The glob
module provides a function glob()
to produce lists of files
based on a wildcard search pattern that is provided as argument. The
wildcard search uses Unix conventions, most of which also hold on other
systems. They are as follows:
A question mark (?
) in a file name indicates any character
A Kleene star (*
) in a file name indicates any sequence of
characters
A sequence of characters between square brackets ([]
) indicates
any of these characters; a dash may be used to indicate a sequence
that runs from the character to the left of the dash to the
character to the right of the dash
For instance, the wildcard search "A[0-9]?B.*"
looks for all files
that start with the letter A, followed by a digit, followed by any
character, followed by a B, with any extension. It depends on the
operating system whether this is a case-sensitive or case-insensitive
search.
Do not confuse a wildcard search pattern with a regular expression.
While they have some superficial resemblance (such as an asterisk
indicating “a series of any characters” in both of them), they are
nothing alike. Wildcard searches only support the patterns listed above
(some of which have a different meaning for regular expressions), and
are only used for glob
and when directly communicating with the system
via the command prompt.
from glob import glob
glist = glob( "*.pdf" )
for name in glist:
print( name )
The glob
module also contains a function iglob()
, which has the same
functionality as glob()
, but produces an iterator instead of a list.
Use glob()
to list all Python files in the current directory.
statistics
The statistics module gives you access to various common statistical functions. All of these functions get as argument a sequence or iterator of numbers (integers or floats).
mean()
calculates the mean (or average) of a sequence of numbers
median()
calculates the median of a sequence of numbers, i.e., the
“middle” number
mode()
calculates the mode of a sequence of numbers, i.e., the
number that occurs most often
stdev()
calculates the standard deviation of a sequence of numbers
variance()
calculates the variance of a sequence of numbers
There are a few more functions in the statistics
module, but these are
the most-used ones. For more advanced statistical calculations, there
are other modules available, which I do not discuss in this book.
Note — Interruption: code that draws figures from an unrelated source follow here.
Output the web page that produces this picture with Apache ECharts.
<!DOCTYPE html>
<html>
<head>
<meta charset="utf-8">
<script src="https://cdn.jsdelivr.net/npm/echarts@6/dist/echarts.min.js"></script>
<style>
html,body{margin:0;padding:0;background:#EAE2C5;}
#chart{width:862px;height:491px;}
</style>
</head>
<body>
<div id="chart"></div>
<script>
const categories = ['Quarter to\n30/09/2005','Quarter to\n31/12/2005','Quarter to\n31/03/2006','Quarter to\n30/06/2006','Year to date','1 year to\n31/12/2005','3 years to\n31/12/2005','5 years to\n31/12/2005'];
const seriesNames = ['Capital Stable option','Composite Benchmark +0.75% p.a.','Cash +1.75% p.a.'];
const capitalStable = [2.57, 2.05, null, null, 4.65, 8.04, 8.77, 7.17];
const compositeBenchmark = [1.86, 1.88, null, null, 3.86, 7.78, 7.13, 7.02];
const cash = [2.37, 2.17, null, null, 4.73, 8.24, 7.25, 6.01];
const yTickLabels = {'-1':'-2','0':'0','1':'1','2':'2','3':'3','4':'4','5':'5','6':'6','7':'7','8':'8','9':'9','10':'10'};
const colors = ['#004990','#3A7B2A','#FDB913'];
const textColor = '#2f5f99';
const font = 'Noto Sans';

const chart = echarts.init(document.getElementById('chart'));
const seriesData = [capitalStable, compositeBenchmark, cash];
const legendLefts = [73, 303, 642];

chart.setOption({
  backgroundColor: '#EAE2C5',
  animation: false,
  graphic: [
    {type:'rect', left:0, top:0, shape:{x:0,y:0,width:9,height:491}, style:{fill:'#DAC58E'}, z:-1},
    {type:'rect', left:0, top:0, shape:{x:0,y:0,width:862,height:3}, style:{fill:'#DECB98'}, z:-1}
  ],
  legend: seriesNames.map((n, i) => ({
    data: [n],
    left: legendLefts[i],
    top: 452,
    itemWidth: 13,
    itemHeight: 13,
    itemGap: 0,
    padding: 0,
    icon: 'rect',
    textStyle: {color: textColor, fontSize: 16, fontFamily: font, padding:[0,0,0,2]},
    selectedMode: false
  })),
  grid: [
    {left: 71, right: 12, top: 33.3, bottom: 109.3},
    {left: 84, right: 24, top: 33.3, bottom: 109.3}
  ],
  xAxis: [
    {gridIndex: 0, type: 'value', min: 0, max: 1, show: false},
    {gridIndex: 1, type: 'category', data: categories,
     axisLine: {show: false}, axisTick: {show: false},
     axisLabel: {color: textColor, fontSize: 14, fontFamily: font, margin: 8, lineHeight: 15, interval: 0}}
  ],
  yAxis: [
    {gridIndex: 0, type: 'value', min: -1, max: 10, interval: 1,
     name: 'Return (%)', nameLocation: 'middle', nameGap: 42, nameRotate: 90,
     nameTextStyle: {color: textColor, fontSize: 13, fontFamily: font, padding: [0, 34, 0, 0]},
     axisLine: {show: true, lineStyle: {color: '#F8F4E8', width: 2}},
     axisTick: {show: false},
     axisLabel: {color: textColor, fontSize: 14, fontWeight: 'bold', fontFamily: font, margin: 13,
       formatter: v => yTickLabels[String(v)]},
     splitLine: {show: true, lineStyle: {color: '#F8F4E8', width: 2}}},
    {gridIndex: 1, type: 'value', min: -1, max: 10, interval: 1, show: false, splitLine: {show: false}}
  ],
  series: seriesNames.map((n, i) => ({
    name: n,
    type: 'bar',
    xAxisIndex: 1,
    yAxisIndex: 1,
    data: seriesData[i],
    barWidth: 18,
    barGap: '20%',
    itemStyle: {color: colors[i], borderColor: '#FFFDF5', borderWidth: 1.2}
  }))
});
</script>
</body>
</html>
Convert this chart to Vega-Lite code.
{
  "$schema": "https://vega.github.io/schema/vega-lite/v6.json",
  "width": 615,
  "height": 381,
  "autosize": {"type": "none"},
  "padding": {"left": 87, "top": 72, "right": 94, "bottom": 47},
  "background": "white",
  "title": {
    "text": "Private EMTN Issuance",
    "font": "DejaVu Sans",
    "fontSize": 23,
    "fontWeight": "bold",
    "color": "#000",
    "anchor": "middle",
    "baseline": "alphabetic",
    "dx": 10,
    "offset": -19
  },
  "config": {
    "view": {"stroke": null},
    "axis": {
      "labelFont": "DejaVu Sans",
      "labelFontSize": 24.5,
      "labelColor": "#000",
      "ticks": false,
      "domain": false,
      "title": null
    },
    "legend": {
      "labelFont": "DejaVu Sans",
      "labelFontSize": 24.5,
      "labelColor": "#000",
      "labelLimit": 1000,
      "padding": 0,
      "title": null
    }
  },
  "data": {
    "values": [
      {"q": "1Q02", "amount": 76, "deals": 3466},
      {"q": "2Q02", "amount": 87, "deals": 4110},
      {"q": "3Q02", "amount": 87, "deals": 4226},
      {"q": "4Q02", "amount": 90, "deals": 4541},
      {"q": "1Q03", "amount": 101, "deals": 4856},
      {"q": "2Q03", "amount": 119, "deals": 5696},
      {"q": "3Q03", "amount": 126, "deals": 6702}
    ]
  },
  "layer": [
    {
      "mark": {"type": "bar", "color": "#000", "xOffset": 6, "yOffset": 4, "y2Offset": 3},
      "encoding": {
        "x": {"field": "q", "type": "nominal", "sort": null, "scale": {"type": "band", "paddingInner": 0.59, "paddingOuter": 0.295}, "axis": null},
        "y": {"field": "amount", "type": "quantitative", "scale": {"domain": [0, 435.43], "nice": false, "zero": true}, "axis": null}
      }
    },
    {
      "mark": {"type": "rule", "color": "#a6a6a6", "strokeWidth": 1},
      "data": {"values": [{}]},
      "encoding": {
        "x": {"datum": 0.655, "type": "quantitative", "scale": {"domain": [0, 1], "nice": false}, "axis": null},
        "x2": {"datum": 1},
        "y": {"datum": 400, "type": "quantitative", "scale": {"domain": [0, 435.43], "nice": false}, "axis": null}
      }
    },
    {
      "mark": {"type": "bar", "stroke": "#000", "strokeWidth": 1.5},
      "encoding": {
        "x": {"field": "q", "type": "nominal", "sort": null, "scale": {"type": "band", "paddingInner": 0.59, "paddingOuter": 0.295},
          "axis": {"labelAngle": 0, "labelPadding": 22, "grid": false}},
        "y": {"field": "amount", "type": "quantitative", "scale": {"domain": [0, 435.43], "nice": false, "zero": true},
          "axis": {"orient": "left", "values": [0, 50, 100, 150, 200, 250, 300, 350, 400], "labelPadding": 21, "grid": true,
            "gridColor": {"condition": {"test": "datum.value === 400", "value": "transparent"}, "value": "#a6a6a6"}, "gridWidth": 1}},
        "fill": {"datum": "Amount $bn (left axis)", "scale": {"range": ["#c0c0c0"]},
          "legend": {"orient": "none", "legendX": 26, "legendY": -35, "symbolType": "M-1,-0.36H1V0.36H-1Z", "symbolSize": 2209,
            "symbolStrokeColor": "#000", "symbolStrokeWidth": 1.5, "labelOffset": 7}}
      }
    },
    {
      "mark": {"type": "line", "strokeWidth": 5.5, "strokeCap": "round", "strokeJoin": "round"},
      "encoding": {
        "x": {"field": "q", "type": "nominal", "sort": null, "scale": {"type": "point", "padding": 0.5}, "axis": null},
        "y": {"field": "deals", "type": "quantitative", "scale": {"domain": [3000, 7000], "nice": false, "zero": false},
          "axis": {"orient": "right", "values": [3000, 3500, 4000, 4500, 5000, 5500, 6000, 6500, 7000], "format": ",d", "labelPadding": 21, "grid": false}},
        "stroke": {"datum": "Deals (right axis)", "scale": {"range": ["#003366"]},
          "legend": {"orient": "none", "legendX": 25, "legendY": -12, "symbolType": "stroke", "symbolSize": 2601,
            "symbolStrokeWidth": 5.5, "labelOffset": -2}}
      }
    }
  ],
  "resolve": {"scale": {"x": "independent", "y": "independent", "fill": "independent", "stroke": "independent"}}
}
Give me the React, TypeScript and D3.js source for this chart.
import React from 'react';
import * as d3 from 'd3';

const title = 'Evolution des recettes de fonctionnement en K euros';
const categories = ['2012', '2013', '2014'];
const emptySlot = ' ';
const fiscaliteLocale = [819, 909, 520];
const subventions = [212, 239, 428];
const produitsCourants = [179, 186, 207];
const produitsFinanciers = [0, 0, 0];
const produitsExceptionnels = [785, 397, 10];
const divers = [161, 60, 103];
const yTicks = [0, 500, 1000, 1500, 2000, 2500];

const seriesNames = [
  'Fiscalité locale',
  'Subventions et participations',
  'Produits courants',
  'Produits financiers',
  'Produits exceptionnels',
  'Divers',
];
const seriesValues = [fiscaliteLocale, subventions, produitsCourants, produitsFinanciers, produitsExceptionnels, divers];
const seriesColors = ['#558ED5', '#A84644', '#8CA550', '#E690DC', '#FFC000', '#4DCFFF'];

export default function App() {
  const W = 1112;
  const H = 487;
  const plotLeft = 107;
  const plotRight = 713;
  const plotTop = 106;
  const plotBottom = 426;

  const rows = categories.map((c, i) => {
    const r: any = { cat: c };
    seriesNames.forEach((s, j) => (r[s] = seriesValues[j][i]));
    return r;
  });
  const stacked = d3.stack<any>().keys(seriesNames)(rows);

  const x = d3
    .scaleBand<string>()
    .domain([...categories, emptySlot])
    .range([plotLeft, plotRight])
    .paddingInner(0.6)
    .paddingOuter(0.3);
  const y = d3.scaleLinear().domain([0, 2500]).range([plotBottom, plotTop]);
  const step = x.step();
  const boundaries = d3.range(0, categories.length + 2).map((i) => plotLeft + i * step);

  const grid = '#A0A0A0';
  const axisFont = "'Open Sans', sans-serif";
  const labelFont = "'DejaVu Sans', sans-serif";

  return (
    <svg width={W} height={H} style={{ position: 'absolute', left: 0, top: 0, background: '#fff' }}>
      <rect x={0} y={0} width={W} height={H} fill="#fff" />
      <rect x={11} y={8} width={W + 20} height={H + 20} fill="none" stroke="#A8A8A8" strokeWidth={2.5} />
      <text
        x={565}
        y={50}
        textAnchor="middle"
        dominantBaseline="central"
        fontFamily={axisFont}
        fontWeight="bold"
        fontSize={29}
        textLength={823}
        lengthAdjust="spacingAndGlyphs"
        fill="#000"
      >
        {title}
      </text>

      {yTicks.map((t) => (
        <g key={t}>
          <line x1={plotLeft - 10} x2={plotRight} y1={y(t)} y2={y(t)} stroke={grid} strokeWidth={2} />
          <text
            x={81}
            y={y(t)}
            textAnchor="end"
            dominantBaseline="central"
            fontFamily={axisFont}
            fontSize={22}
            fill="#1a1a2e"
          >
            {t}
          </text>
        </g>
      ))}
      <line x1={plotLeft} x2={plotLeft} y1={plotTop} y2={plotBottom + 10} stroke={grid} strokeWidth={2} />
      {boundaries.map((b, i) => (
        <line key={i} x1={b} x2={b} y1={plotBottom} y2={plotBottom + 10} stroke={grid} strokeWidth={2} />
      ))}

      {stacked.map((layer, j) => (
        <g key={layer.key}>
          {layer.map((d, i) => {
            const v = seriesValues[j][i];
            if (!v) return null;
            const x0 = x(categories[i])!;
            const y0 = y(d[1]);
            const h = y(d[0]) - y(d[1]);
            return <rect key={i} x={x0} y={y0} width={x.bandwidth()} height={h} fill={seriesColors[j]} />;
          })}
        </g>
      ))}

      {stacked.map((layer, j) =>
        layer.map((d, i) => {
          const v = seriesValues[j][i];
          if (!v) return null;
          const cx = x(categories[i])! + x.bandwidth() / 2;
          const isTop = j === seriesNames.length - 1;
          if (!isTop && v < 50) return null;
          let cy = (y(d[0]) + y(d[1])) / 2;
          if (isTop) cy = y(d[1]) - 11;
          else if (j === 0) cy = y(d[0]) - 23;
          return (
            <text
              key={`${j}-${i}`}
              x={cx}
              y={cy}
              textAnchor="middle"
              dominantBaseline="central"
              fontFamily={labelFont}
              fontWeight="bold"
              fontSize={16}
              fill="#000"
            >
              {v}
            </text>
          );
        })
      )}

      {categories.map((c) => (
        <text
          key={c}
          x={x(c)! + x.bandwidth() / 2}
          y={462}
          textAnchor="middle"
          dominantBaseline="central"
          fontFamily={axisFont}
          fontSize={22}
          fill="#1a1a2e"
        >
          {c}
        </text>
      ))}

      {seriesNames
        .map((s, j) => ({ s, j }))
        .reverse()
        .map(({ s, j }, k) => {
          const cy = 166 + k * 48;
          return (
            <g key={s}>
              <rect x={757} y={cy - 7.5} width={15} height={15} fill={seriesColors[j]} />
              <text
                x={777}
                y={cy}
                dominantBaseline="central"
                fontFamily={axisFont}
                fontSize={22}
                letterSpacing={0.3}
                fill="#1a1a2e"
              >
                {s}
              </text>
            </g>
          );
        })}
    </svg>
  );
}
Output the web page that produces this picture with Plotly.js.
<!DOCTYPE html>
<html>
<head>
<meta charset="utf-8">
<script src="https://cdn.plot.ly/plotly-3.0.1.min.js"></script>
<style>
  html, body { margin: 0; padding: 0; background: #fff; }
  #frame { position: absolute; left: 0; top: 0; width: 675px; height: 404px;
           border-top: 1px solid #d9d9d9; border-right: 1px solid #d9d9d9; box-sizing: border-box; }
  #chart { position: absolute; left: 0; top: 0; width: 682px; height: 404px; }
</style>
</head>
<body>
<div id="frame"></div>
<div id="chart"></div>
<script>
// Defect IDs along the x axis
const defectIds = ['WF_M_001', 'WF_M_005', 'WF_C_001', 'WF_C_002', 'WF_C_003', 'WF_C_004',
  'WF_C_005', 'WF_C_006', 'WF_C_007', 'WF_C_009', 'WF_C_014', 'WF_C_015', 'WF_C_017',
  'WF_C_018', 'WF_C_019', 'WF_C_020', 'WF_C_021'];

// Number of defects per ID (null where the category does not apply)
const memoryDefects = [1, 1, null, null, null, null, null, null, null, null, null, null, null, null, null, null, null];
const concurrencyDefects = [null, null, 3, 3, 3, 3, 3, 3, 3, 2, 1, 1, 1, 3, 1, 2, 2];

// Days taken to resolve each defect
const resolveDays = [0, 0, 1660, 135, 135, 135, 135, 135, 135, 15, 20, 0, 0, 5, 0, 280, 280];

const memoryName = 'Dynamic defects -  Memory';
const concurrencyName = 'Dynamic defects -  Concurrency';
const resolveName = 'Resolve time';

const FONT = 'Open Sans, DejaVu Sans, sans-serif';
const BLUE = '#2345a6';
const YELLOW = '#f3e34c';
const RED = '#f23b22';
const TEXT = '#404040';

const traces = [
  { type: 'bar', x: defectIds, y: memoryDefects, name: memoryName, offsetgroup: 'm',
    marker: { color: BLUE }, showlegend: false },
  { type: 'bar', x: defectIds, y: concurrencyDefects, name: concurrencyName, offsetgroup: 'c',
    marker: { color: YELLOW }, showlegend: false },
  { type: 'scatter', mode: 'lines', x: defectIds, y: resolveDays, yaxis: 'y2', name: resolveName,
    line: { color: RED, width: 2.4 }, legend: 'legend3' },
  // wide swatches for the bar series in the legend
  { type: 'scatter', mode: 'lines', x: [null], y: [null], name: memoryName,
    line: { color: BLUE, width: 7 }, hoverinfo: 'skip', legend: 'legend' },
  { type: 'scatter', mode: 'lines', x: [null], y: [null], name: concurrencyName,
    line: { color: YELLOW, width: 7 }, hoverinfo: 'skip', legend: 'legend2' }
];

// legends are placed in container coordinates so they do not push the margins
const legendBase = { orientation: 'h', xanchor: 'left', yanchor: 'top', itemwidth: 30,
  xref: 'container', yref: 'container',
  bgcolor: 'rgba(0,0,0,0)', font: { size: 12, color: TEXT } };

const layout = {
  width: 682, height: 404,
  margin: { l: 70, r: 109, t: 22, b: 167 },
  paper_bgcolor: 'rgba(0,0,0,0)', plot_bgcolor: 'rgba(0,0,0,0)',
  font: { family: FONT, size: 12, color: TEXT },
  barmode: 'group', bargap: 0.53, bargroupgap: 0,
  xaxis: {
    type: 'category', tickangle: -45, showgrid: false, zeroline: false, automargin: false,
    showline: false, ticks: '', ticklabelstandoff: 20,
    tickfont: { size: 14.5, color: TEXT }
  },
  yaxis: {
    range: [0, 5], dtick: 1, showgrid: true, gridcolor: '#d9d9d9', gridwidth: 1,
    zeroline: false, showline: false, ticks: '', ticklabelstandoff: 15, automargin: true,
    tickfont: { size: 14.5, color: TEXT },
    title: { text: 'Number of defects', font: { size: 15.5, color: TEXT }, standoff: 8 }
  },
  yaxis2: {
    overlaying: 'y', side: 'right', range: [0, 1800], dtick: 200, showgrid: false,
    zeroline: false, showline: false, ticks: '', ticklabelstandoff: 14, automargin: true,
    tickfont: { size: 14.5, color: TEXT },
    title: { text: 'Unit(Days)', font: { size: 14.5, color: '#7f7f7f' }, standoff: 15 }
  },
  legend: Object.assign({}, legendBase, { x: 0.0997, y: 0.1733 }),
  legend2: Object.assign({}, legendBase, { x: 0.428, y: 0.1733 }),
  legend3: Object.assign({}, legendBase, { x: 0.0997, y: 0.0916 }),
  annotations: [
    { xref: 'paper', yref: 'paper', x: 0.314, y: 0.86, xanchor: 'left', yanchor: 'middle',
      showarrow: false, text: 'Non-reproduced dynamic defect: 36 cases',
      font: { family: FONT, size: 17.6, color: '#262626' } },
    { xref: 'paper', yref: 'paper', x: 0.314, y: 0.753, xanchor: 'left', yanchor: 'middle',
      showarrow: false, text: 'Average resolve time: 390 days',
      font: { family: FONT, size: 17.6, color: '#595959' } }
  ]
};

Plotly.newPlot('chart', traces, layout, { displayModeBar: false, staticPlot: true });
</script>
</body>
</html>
These functions may raise a StatisticsError
. This is particularly
relevant in the case of the mode()
function, as it is generated when
no unique mode can be found.
from statistics import mean, median, mode, stdev, variance, \
StatisticsError
data = [ 4, 5, 1, 1, 2, 2, 2, 3, 3, 3 ]
print( "mean:", mean( data ) )
print( "median:", median( data ) )
try:
print( "mode:", mode( data ) )
except StatisticsError as e:
print( e )
print( "st.dev.: {:.3f}".format( stdev( data ) ) )
print( "variance: {:.3f}".format( variance( data ) ) )
Note that for a sequence with an even number of numbers, the median is
the average of the two “middle” numbers. There are different ways of
calculating the median in case of an even number of numbers; if you want
to use a different one, examine other functions in the statistics
module.
As for the mode, in the literature you find multiple definitions of what
the mode is supposed to be. The general definition is “the most common
number,” but what if there are multiple of those? What if each number is
unique? The version of the mode that the statistics
module supports
does not seem to be the most common one.